When Peter Swaab’s edition of Sara Coleridge: Collected Poems appeared in 2007, the media leapt upon it with gusto.
“POEMS BY DAUGHTER OF LAKES BARD DISCOVERED IN AMERICA,” ran the headline of the North-West Evening Mail: “The poems, by Sara Coleridge, had lain undiscovered for 150 years and have now been published in a collection for the first time.” “Dr Peter Swaab,” reported the Bridgwater Mercury, “stumbled across an anonymous poem by chance when he was researching for a book on William Wordsworth at the University of Texas.” The national broadsheets were similarly impressed. “A British academic has discovered 120 unknown poems by Sara Coleridge” said The Telegraph; “Now,” said The Guardian, “with the publication of 185 of her poems, two-thirds of which have only recently been discovered, the daughter of Samuel Taylor Coleridge has been revealed as a talented and versatile poet in her own right.”
Conjuring up, as it does, romantic images of inky scrawls, yellowing papers and dust, this story of archival discovery was sure to entertain readers. What none of the reporters from any of these papers knew, however, was that the very same manuscripts they were declaring to be new finds had, over the last century, been read by generations of Coleridge scholars.
My interest in Sara Coleridge began by chance almost fifteen years ago when, as a teenager, I happened to come across her in Virginia Woolf’s Death of a Moth. That interest continued, undiminished, into my undergraduate days; by 1997, pre-Google search engines were bringing up a document entitled “Manuscript Holdings of Selected Nineteenth-Century Women Writers,” compiled in 1992 by Wendy Bowerstock and Jennifer B. Patterson for the Harry Ransom Humanities Resource Center at the University of Texas in Austin. The document, still one of the first entries that modern-day Google comes up with when running a search for “Sara Coleridge”, mentions the notebooks of poems that make up the bulk of the present edition. The existence of these notebooks very much intrigued me, and I was eager to see them for myself. The Center’s website soon provided me with address details of Mrs. Joan Coleridge who was then head of the Coleridge Estate. In 1998, I wrote to Mrs. Coleridge, asking for her permission to have the notebooks and several other documents photocopied and sent to me – this she duly gave.

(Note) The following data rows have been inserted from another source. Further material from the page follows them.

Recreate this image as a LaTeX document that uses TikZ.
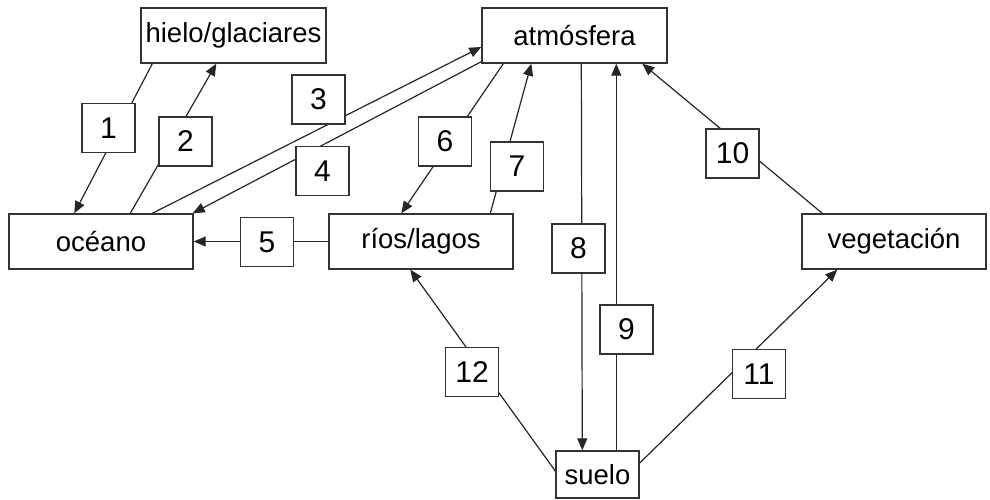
\documentclass[tikz,border=0pt]{standalone}
\usepackage{fontspec}
\setmainfont{Liberation Sans}
\usetikzlibrary{arrows.meta,calc}
\begin{document}
\begin{tikzpicture}[x=1pt,y=1pt,
  bigbox/.style={draw=black!80, line width=1.4pt, fill=white, inner sep=0pt,
    minimum width=184pt, minimum height=55pt, font=\fontsize{27.5}{30}\selectfont},
  numbox/.style={draw=black!80, line width=1.4pt, fill=white, inner sep=0pt,
    minimum width=53pt, minimum height=49pt, font=\fontsize{30}{32}\selectfont},
  flow/.style={draw=black!85, line width=1.2pt, -{Triangle[length=12pt,width=10pt]}},
]
\fill[white] (0,0) rectangle (990,499);
\useasboundingbox (0,0) rectangle (990,499);

% main nodes
\node[bigbox, minimum width=185pt] (hielo) at (233.5,463.5) {hielo/glaciares};
\node[bigbox, minimum width=185pt] (atm) at (574.5,463.5) {atmósfera};
\node[bigbox] (oceano) at (101,257.5) {océano};
\node[bigbox] (rios) at (421,257.5) {ríos/lagos};
\node[bigbox] (veg) at (894,257.5) {vegetación};
\node[bigbox, minimum width=83pt, minimum height=47pt] (suelo) at (597.5,24.5) {suelo};

% connectors
\draw[flow] ([xshift=12pt]hielo.south west) -- ([xshift=66pt]oceano.north west);
\draw[flow] ([xshift=122pt]oceano.north west) -- ([xshift=76pt]hielo.south west);
\draw[flow] ([xshift=144pt]oceano.north west) -- ($(atm.west)+(0,-11.5)$);
\draw[flow] ($(atm.south west)+(0,2)$) -- ([xshift=-1pt]oceano.north east);
\draw[flow] (rios.west) -- (oceano.east);
\draw[flow] ([xshift=22pt]atm.south west) -- ([xshift=73pt]rios.north west);
\draw[flow] ([xshift=162pt]rios.north west) -- ([xshift=50pt]atm.south west);
\draw[flow] ([xshift=100pt]atm.south west) -- ([xshift=27pt]suelo.north west);
\draw[flow] ([xshift=61pt]suelo.north west) -- ([xshift=135pt]atm.south west);
\draw[flow] ([xshift=21pt]veg.north west) -- ([xshift=161pt]atm.south west);
\draw[flow] ($(suelo.east)+(0,11.5)$) -- ([xshift=36pt]veg.south west);
\draw[flow] ($(suelo.west)+(0,3.5)$) -- ([xshift=82pt]rios.south west);

% number labels
\node[numbox] (n1) at (108.5,371) {1};
\node[numbox] (n2) at (185.5,357.5) {2};
\node[numbox] (n3) at (318.5,399.5) {3};
\node[numbox] (n4) at (322.5,328) {4};
\node[numbox] (n5) at (267,257) {5};
\node[numbox] (n6) at (445,357.5) {6};
\node[numbox] (n7) at (517,332.5) {7};
\node[numbox] (n8) at (578.5,250.5) {8};
\node[numbox] (n9) at (626.5,169.5) {9};
\node[numbox] (n10) at (732.5,345.5) {10};
\node[numbox] (n11) at (759,125) {11};
\node[numbox] (n12) at (472,127) {12};
\end{tikzpicture}
\end{document}
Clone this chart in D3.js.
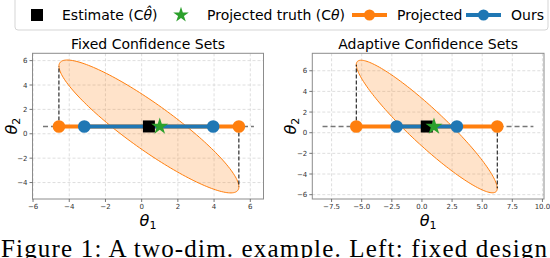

Over the next few years as I went on to research Sara Coleridge’s life and work for my book on The Literary Protégées of the Lake Poets (2006), I was pleased to have enjoyed a warm correspondence as well as several telephone conversations with Mrs Coleridge. Invariably, our conversations often tended towards the Coleridge papers and, on one occasion, she talked about how the collection had once resided in her family home and how scholars in the past had visited the collection there, where they were often provided with food and accommodation. Curious, I asked which scholars had been there and the answer was a veritable who’s who of literary scholars, from Earl Leslie Griggs (“a dreadfully slow eater, dreadfully slow”) and Ernest de Selincourt (“talked for hours; wouldn’t go to bed”), to other, more contemporary scholars who’d been less than polite and were, therefore, “not to be mentioned.”
At some point during the 1970s, creative accountancy at the Harry Ransom Humanities Resource Center enabled the purchasing of literary manuscripts to be mapped onto the University of Texas’s considerably larger capital acquisitions budget (primarily earmarked for large-scale building projects). The Center’s already substantial holdings were transformed into one of America’s finest manuscript collections, and the Coleridge archive soon became incorporated into that collection. Since then, it’s continued to have its fair share of readers, including Bradford Keyes Mudge for his book Sara Coleridge: a Victorian Daughter (1989); Cherry Durrant for her unpublished but, for a time, much publicized PhD on The Lives and Works of Hartley, Derwent and Sara Coleridge (1994); and Kathleen Jones for her group biography, A Passionate Sisterhood: The Sisters, Wives and Daughters of the Lake Poets (1997).
All of this begs the question: if the poems aren’t, as the Bridgwater Mercury originally reported, newly unearthed discoveries after all, but rather, carefully catalogued items in one of America’s largest and best maintained collections of literary manuscripts, details of which have been freely available and highly visible on the internet for more than a decade, why haven’t they attracted more attention?